A Houston pharmacist has been sentenced to 10 years in prison for his role in a $21 million scheme to fraudulently bill for compounded gels and creams.
George Philip Tompkins, 75, of Houston, was also ordered to pay $12.3 million in restitution, the Department of Justice (DOJ) announced. Tompkins, who described himself as the "Compound King," is the former owner of Piney Point Pharmacy and was convicted by a jury in March on 11 counts of healthcare fraud and three counts of wire fraud.
Tompkins was also convicted of conspiracy to pay and receive kickbacks, conspiracy to commit healthcare fraud and conspiracy to commit money laundering, the DOJ said.
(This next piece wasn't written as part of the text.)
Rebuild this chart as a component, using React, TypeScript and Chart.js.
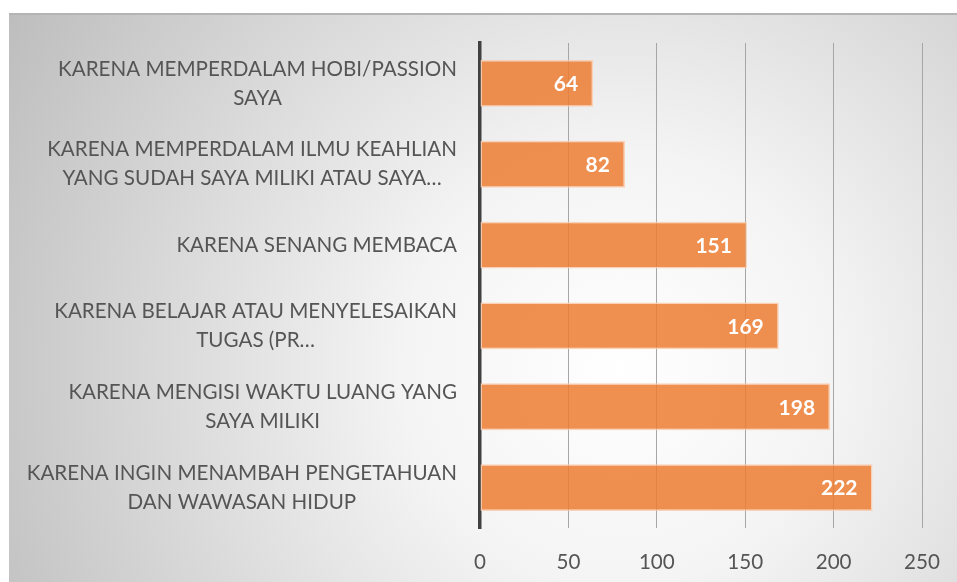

According to court documents, Tompkins and his co-conspirators billed the Department of Labor for about $21.8 million in compounded gels and creams that were not medically necessary and were predicated on kickbacks. The scheme specifically targeted injured state and federal employees, according to the DOJ.
Evidence presented at trial showed that Tompkins and his co-conspirators used several different companies to receive and launder the funds earned through the scheme. Tompkins and others involved in the scheme would disguise the kickback payments as "marketing" expenses, the DOJ said.
The co-conspirators would continue to send the compounded gels and creams to patients even after they complained repeatedly and asked them to stop, according to the DOJ.
Tompkins was sentenced alongside his wife, Marene Kathryn Tompkins, 68, of Houston, the DOJ said, who is the former vice president of Piney Point Pharmacy.
Marene Kathryn Tompkins pleaded guilty to one count of conspiracy to pay kickbacks before trial and was sentenced to 30 days of home confinement and three years of supervised release. She was also ordered to pay $950,745 in restitution.